Friday, June 12, 2009

The 400 People You Don't Know

At some point, we have all discovered that someone we know has long known someone else we know, though none of us was aware of it. This interrelationship is the basis for the "Six Degrees of Separation," by which you can connect anyone in the world with anyone else in the world in six steps or less. Or, as I refer to it, there are only 400 people in the world that you don't know.

For example, one morning Laurie and I were participating in the Breast Cancer Walk and met up with a couple who played volleyball with me. I knew only their first names, just as they only knew me as "Bob from volleyball." As we were walking, he was telling me about his son and his daughter, where they were going to college, etc. and the stories had a familiar ring to them. I suddenly realized that his two kids were friends of my son Chuck, that both had been to my house numerous times, and that he had been there to pick them up! Further, his ex-wife (the mother of the two kids) is a good friend of Laurie's.

One summer night some years ago, Chuck and Sammi were at a party and Laurie and I went to pick them up. When we arrived, I met Bruce, another volleyball player who I've also played against in softball. When I asked him if he was also there to pick up his kids, he said, "No, I live here." He too had been to our house to pick up his kids, knew Laurie on sight, but did not connect her or our kids to me.
But this story gets even better. We were telling this story to my brother and sister-in-law at Thanksgiving dinner and Felice exclaimed. "I know Bruce. I went to high school with him!" A quick phone call on Laurie's part did in fact confirm this.

While marching in a local parade with the Girl Scouts, Laurie discovered one of her former high school classmates with the troop behind hers. She then learned that this woman lives on our block, seven houses away, and that her daughter and Sammi knew one another.

A dozen houses further up the block lives the man who ran the security desk at 1325 Avenue of the Americas, one of the homes of DC Comics while I worked there.
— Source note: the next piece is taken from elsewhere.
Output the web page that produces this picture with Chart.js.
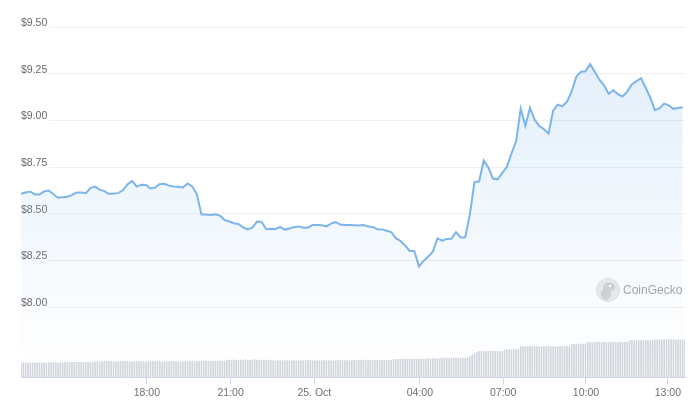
<!DOCTYPE html>
<html>
<head>
<meta charset="utf-8">
<script src="https://cdn.jsdelivr.net/npm/chart.js@4.4.0/dist/chart.umd.min.js"></script>
<style>
  html, body { margin: 0; padding: 0; background: #fff; }
  canvas { display: block; }
</style>
</head>
<body>
<canvas id="chart" width="696" height="405"></canvas>
<script>
// Price, 10-minute steps over 24h (USD)
const PRICES = [
  8.607, 8.614, 8.620, 8.604, 8.604, 8.620, 8.625, 8.605, 8.586, 8.589, 8.592, 8.600,
  8.614, 8.614, 8.611, 8.638, 8.646, 8.630, 8.622, 8.607, 8.609, 8.611, 8.626, 8.657,
  8.677, 8.646, 8.656, 8.655, 8.636, 8.641, 8.660, 8.661, 8.651, 8.646, 8.645, 8.641,
  8.663, 8.647, 8.606, 8.497, 8.497, 8.494, 8.498, 8.490, 8.467, 8.459, 8.450, 8.446,
  8.427, 8.417, 8.426, 8.459, 8.457, 8.418, 8.420, 8.419, 8.430, 8.416, 8.422, 8.429,
  8.433, 8.426, 8.426, 8.441, 8.441, 8.439, 8.433, 8.448, 8.456, 8.443, 8.440, 8.440,
  8.439, 8.438, 8.440, 8.432, 8.430, 8.418, 8.417, 8.410, 8.403, 8.370, 8.355, 8.331,
  8.302, 8.302, 8.219, 8.248, 8.272, 8.298, 8.369, 8.357, 8.365, 8.367, 8.402, 8.374,
  8.375, 8.497, 8.670, 8.673, 8.785, 8.748, 8.689, 8.685, 8.718, 8.752, 8.823, 8.888,
  9.063, 8.971, 9.068, 9.004, 8.970, 8.954, 8.929, 9.052, 9.084, 9.076, 9.100, 9.154,
  9.234, 9.261, 9.263, 9.301, 9.261, 9.218, 9.188, 9.143, 9.162, 9.141, 9.128, 9.154,
  9.192, 9.210, 9.226, 9.175, 9.122, 9.055, 9.066, 9.090, 9.081, 9.062, 9.066, 9.070,
];
const PRICE_STEP = 10; // minutes

// Volume bars, 5-minute steps (millions USD, rough read)
const VOLUMES = [
  5.1,5.1,5.0,5.1,5.1,5.1,5.0,5.1,5.1,5.1,5.1,5.0,5.1,5.1,5.1,5.1,5.0,5.1,5.1,
  5.3,5.3,5.2,5.3,5.3,5.3,5.3,5.2,5.3,5.3,5.3,5.3,5.2,
  5.5,5.5,5.4,5.5,5.5,5.6,5.5,5.5,5.4,5.5,5.5,
  5.5,5.6,5.5,5.5,5.4,5.5,5.5,5.5,5.6,5.5,5.5,
  5.4,5.5,5.5,5.5,5.5,5.6,5.5,5.4,5.5,5.5,5.5,
  5.5,5.6,5.5,5.5,5.4,5.5,5.5,5.5,5.5,5.6,5.5,
  5.7,5.7,5.8,5.7,5.7,5.7,5.6,5.7,5.7,5.8,5.7,5.7,5.7,
  6.0,6.1,6.0,6.1,6.0,6.0,6.1,6.0,6.1,6.0,6.0,6.1,6.1,6.0,6.0,6.1,6.0,6.1,
  5.9,5.9,5.8,5.9,5.9,5.9,6.0,5.9,5.9,5.8,5.9,5.9,
  5.9,5.9,5.9,5.8,5.9,5.9,6.0,5.9,5.9,5.9,5.8,5.9,
  5.9,5.9,5.9,5.9,5.8,5.9,5.9,6.0,5.9,5.9,5.9,5.9,
  6.0,6.0,5.9,6.0,6.0,6.0,6.1,6.0,6.0,6.0,5.9,6.0,6.0,6.0,6.1,6.0,6.0,6.0,
  6.2,6.3,6.3,6.3,6.2,6.3,6.3,6.4,6.3,6.3,6.3,6.2,6.3,6.3,6.4,
  6.5,6.6,6.6,6.6,6.5,6.6,
  6.7,6.7,6.7,6.6,6.7,6.7,6.8,6.7,6.7,6.7,6.7,6.8,
  7.2,7.7,8.2,8.6,
  9.0,9.0,8.9,9.0,9.0,9.1,9.0,9.0,9.0,8.9,9.0,
  9.5,9.6,9.6,9.6,9.7,9.6,9.6,
  10.7,10.7,10.6,10.7,10.8,10.7,10.7,10.7,10.6,10.7,10.7,
  10.7,10.8,10.7,10.7,10.7,10.6,10.7,10.7,10.7,10.8,10.7,
  11.4,11.5,11.5,11.6,11.5,11.5,11.5,
  12.1,12.1,12.0,12.1,12.1,12.2,12.1,12.1,12.1,
  12.0,12.1,12.1,12.1,12.2,12.1,12.1,12.1,12.1,
  12.7,12.7,12.8,12.7,12.7,12.8,12.7,12.7,12.8,12.7,12.8,
  13.0,13.0,12.9,13.0,13.0,13.0,13.1,13.0,13.0,13.0,12.9,13.0,13.0,13.0,
];
const VOLUME_STEP = 5; // minutes

// Axis ticks
const X_TICK_MINUTES = [272, 453, 634, 862, 1042, 1221, 1398];
const X_TICK_LABELS = ["18:00", "21:00", "25. Oct", "04:00", "07:00", "10:00", "13:00"];
const Y_TICKS = [8.00, 8.25, 8.50, 8.75, 9.00, 9.25, 9.50];

const LINE = "#7cb5ec";
const FONT = { family: "'Liberation Sans', Arial, sans-serif", size: 10.5 };

function areaFill(ctx) {
  const area = ctx.chart.chartArea;
  if (!area) return "rgba(124,181,236,0.1)";
  const g = ctx.chart.ctx.createLinearGradient(0, area.top, 0, area.bottom);
  g.addColorStop(0, "rgba(124,181,236,0.24)");
  g.addColorStop(0.8, "rgba(124,181,236,0.04)");
  g.addColorStop(1, "rgba(124,181,236,0)");
  return g;
}

// CoinGecko watermark
const watermark = {
  id: "watermark",
  beforeDatasetsDraw(chart) {
    const c = chart.ctx;
    const cx = 608, cy = 290;
    c.save();
    c.beginPath(); c.arc(cx, cy, 11.5, 0, Math.PI * 2);
    c.fillStyle = "#ececec"; c.fill();
    c.lineWidth = 1; c.strokeStyle = "#dedede"; c.stroke();
    c.beginPath();
    c.ellipse(cx + 1, cy - 3, 6, 4.5, 0, 0, Math.PI * 2);
    c.ellipse(cx - 2, cy + 4, 5, 6, 0, 0, Math.PI * 2);
    c.fillStyle = "#d2d2d2"; c.fill();
    c.beginPath(); c.arc(cx + 2, cy - 4, 1.3, 0, Math.PI * 2);
    c.fillStyle = "#fff"; c.fill();
    c.font = "12px 'Liberation Sans', Arial, sans-serif";
    c.fillStyle = "#a4a4a4";
    c.textBaseline = "middle";
    c.fillText("CoinGecko", 623, cy + 1);
    c.restore();
  },
};

new Chart(document.getElementById("chart"), {
  type: "line",
  data: {
    datasets: [
      {
        label: "Price",
        data: PRICES.map((p, i) => ({ x: i * PRICE_STEP, y: p })),
        borderColor: LINE,
        borderWidth: 2,
        pointRadius: 0,
        tension: 0,
        fill: "start",
        backgroundColor: areaFill,
        yAxisID: "y",
        order: 0,
      },
      {
        type: "bar",
        label: "Volume",
        data: VOLUMES.map((v, i) => ({ x: i * VOLUME_STEP, y: v })),
        backgroundColor: "#d3d6dc",
        barPercentage: 0.72,
        categoryPercentage: 1,
        yAxisID: "vol",
        order: 1,
      },
    ],
  },
  options: {
    responsive: false,
    animation: false,
    layout: { padding: { left: 21, right: 11, top: 27, bottom: 4 } },
    plugins: { legend: { display: false }, tooltip: { enabled: false } },
    scales: {
      x: {
        type: "linear",
        min: 0,
        max: 1435,
        offset: false,
        afterBuildTicks: (s) => { s.ticks = X_TICK_MINUTES.map((v) => ({ value: v })); },
        ticks: {
          callback: (v, i) => X_TICK_LABELS[i],
          color: "#707070",
          font: FONT,
          padding: 2,
          maxRotation: 0,
          autoSkip: false,
        },
        grid: { offset: false, drawOnChartArea: false, drawTicks: true, tickLength: 7, tickColor: "#ccd6eb" },
        border: { color: "#ccd6eb", width: 1 },
      },
      y: {
        min: 7.625,
        max: 9.5,
        afterBuildTicks: (s) => { s.ticks = Y_TICKS.map((v) => ({ value: v })); },
        ticks: {
          mirror: true,
          padding: 0,
          labelOffset: -4,
          callback: (v) => "$" + Number(v).toFixed(2),
          color: "#6a6a6a",
          font: FONT,
          showLabelBackdrop: true,
          backdropColor: "#ffffff",
          backdropPadding: { x: 1, y: 0 },
        },
        grid: { color: "#f0f0f0", drawTicks: false },
        border: { display: false },
      },
      vol: {
        display: false,
        min: 0,
        max: 120,
      },
    },
  },
  plugins: [watermark],
});
</script>
</body>
</html>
I used to see him every morning when I came in but did not know he was a neighbor till one day when I rode past his house on my bike and saw him putting out the garbage!

The woman who hired me to work at Preload turned out to be good friends with a man who had been one of my brother Jim's close pals in high school. He, in fact, was the person who drove me home from my bachelor party in 1974 and our paths had not crossed in almost thirty years since.

While we were on a cruise a couple of years ago, Laurie struck up a conversation with a younger couple who, it turned out, lived in Madison, Wisconsin. One of my oldest friends lives there, but it's a large city, so what are the odds, right? Not only did the woman know Alan, but Alan's wife Linda was her mentor!

The list of such "coincidences" goes on but perhaps my favorite is the story of "Spud." Back in 1993, the first year that Laurie and I taught Writing & Imagination in the CTY program, we had a young man who told us his nickname was "Spud." For the entire three weeks of the class, that was the name we and his classmates called him.
On the last day, we had a conference with Spud's parents, and they were puzzled when we kept referring to him by that name. Finally, his father said, "Are you sure you're talking about my son Billy?" Laurie replied that he had told us it was his nickname. "It never was before!" said his mother. Billy had apparently decided to be Spud when he got to CTY.
Ten years later, in another CTY class, I was telling the story to my students when Lauren, my Teaching Assistant, exclaimed, "Wait a minute! I go to school with Billy!" Indeed, she and Spud (though he was never Spud again after that first CTY summer) were both at Gettysburg, taking English classes together.

So...when you are in a crowd of strangers, they might be some of the 400 people you don't know. Chances are, however, that they know some of the same people you do.

1 comment:

  1. I know what you mean. A friend I made in college turned out to be one of the kids my Great Aunt babysat and a friend I made at church turned out to be the son of my Dad's best friend in high school.